Okay, I tell them. I get it. We’re all tired from last night.

That’s when some of the students started talking about Trump; that is when we found out that they voted for him. That’s also when it became clear to me that the rest of the class could not understand whatsoever how a sane, reasonable person could vote for the man. They just don’t see the appeal. From their point of view, a vote for Trump was a vote for racism, sexism, and bullying. Why would you admit that in public?

There are pictures taped up in the hallways of the campus. They are color pictures of Trump, printed on copy paper. Someone has taken a sharpie marker and given him a Hitler mustache. They appear every ten feet throughout the halls.

That is where the conversation started: “I think that these pictures of Trump as Hitler are disrespectful of Jews and the Jewish experience,” ventured one of the two Trump supporters.

“Well,” I pause for comic effect, “I wasn’t the one who put them there.” The class laughs, including the student who raised the point. Good. I was hoping to lighten the mood a bit. We are all tired and still raw. It has been a long year.

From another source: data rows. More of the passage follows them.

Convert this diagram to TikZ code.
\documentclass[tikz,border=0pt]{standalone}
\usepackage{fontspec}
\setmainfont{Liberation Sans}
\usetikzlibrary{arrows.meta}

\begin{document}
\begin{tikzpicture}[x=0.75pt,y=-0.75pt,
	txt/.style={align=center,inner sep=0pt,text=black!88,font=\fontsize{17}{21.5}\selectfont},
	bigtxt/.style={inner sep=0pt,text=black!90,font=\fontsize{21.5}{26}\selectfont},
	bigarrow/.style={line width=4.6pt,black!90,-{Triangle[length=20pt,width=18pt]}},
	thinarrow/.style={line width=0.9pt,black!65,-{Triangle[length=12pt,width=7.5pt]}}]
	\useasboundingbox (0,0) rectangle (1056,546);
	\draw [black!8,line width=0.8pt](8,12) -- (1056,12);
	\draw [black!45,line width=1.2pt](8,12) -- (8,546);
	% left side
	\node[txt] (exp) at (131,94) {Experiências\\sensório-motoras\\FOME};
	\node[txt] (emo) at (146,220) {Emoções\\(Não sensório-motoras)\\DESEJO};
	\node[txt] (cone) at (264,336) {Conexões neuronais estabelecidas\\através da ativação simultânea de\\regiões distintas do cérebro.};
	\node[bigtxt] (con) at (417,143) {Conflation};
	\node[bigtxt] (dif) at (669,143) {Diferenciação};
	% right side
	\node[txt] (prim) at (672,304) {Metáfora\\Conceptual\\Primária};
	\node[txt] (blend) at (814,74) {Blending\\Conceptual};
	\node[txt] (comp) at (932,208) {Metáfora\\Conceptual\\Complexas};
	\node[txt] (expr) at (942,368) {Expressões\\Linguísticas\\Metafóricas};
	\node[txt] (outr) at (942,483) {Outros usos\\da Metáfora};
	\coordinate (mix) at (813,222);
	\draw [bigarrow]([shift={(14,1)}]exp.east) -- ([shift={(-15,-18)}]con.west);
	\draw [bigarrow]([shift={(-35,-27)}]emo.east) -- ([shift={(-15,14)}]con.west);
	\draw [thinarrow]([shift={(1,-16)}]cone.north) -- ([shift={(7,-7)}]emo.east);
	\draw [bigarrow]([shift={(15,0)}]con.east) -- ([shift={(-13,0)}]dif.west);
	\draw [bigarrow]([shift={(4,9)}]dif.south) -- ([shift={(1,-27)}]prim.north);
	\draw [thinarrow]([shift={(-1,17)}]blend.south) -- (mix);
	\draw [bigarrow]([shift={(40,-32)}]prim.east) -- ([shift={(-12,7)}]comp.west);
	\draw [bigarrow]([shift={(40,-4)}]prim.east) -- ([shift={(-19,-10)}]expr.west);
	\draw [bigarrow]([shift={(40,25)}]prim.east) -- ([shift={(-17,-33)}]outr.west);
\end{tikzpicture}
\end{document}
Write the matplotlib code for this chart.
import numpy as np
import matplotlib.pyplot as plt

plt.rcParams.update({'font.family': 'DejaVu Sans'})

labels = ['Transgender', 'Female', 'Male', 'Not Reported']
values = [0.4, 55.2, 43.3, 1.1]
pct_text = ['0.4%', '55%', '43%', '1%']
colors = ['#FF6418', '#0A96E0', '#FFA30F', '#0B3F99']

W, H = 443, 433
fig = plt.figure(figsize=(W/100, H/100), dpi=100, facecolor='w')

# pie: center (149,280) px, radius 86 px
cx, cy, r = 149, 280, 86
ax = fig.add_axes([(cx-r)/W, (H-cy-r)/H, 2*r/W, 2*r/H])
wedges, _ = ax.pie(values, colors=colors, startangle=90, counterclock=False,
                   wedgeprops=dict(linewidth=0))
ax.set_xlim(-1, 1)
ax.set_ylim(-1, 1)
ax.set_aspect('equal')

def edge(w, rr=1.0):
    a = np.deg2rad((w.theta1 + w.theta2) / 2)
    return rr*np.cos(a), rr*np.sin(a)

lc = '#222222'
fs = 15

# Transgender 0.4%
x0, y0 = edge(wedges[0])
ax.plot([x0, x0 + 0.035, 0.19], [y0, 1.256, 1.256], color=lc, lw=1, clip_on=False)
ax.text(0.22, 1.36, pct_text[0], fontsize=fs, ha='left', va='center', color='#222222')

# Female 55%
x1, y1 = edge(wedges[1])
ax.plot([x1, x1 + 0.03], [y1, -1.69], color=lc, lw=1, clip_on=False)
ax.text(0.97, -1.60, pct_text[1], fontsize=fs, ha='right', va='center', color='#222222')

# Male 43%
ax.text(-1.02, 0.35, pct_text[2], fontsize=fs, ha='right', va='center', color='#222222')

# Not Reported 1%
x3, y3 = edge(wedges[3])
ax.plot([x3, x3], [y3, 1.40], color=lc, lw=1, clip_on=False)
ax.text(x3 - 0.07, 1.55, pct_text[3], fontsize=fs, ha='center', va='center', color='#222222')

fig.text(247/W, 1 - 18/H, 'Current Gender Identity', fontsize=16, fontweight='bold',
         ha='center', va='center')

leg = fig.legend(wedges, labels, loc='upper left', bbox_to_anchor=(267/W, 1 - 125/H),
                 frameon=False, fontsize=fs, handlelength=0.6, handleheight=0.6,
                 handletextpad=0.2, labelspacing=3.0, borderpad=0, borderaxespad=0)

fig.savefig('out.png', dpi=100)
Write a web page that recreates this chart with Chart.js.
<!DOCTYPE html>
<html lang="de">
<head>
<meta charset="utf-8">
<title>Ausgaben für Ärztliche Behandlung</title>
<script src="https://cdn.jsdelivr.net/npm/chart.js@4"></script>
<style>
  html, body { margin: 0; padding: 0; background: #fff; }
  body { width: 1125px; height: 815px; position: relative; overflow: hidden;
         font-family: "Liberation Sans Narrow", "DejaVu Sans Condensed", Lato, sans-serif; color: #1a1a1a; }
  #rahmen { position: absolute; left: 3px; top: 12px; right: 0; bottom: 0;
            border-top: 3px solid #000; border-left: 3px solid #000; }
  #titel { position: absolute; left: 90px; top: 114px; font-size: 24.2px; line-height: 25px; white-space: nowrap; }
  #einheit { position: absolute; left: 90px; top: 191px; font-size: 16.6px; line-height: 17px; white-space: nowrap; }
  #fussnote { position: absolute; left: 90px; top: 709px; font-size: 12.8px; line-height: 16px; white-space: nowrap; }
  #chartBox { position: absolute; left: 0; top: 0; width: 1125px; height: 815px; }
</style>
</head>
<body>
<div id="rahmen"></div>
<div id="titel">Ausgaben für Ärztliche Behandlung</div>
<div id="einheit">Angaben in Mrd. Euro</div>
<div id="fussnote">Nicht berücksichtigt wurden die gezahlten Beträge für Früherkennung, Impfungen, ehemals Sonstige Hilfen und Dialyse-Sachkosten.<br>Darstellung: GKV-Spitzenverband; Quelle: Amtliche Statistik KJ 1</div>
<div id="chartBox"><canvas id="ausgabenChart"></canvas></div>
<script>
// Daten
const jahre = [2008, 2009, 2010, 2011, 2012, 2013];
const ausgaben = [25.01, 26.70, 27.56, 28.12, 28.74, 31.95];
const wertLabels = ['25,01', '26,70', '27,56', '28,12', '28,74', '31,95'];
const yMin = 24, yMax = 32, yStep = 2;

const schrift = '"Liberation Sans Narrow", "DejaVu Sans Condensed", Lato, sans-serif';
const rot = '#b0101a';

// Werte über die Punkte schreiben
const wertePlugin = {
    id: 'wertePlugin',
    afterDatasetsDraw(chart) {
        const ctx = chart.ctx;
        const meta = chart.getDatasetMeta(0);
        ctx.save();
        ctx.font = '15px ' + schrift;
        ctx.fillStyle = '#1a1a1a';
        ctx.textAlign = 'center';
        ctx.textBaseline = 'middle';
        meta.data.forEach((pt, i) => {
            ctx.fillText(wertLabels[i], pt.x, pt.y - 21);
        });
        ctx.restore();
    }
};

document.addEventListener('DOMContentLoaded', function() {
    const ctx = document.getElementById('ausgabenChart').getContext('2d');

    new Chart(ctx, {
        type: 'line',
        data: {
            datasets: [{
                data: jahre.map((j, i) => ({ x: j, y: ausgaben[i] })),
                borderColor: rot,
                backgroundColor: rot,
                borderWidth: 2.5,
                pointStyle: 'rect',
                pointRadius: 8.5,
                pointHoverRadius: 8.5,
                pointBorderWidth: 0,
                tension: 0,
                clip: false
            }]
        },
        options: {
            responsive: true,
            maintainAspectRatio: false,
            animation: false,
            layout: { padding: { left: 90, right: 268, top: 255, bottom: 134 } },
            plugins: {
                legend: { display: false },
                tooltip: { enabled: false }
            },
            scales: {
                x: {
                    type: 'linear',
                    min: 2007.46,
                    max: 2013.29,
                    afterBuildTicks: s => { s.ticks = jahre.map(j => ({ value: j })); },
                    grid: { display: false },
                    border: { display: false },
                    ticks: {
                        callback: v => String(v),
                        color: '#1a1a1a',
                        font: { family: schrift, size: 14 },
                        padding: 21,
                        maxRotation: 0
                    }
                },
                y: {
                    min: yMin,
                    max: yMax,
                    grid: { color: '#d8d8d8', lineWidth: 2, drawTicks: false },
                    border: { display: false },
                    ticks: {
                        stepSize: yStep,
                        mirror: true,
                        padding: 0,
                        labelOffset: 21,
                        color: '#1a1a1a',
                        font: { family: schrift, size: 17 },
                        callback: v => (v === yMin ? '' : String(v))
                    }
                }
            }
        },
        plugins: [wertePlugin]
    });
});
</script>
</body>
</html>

I would have liked to address his concern in depth, to explain why a significant portion of the population feels that the comparison to Hitler is apt. But it was not the time or place, not yet. He was not yet ready to hear that I have friends who are actively planning to emigrate because they are quite literally afraid for their lives; the rest of the class was not yet ready to hear why I don’t think that emigration is necessary. It has been a long year, and we are all tired and raw.

So let me tell you what I told them:

I am a member of a cusp generation. I link what went before to what comes after. I went to a liberal arts college – emphasis on liberal – twenty-five years ago, where we necessarily learned about European history but did not necessarily learn Chinese history. The knowledge of other cultures that you are expected to know, now, as an undergraduate, is vastly different than what I was expected to know. But that was changing, even then, and changing quickly.

I grew up in a world where the white Protestant culture was considered normative, and everyone else was ‘ethnic.’ Nowadays that kind of thinking is labeled ‘ethnocentrism.’

That’s when I introduced an example: as a member of the cusp generation, I am in fact fully engaged in technology. I tweet and text and use emoticons and the like. But, unlike the native-born, those for whom this technology was present at birth, I routinely use the wrong one. I texted a red heart to my niece, who promptly wrote back hahahahahaha. I was oblivious to the distinctions between the pink hearts (which are family friendly) and the red hearts (which mean a relationship kind of love). What I know, I explained, is not what you know. What I take for granted, I said, is not what you take for granted. They seemed to be a lot more responsive to that message. It gave them a concrete example as to the difference between our worlds.

So, I said to them – and I say to you now – here is your charge: go find someone really different from you. Seek out someone who sees the world in entirely different terms. Get to know them. Get to know why they think the way they do. Avoid lapsing into stereotypes and false generalizations. You may be filling in reasons for them that are not actually true. You may be engaging in projection or fantasy. You will not know until you ask.

I have been engaging people, respectfully, on Facebook as well as I can. Last night I had an eighty-message exchange with a letter carrier and veteran from Coeur d’Alene, Idaho – a friend of my cousin – and that conversation was both enlightening and helpful. Today, though, he decided that the conversation could go no further. We won’t change each other’s minds, he argued, and emotions are still too raw.

I hope that he is wrong about that. 

Anything worthwhile requires a risk, a departure, a breaking-away from what has gone on before now.

Want to make our nation great? Go forth.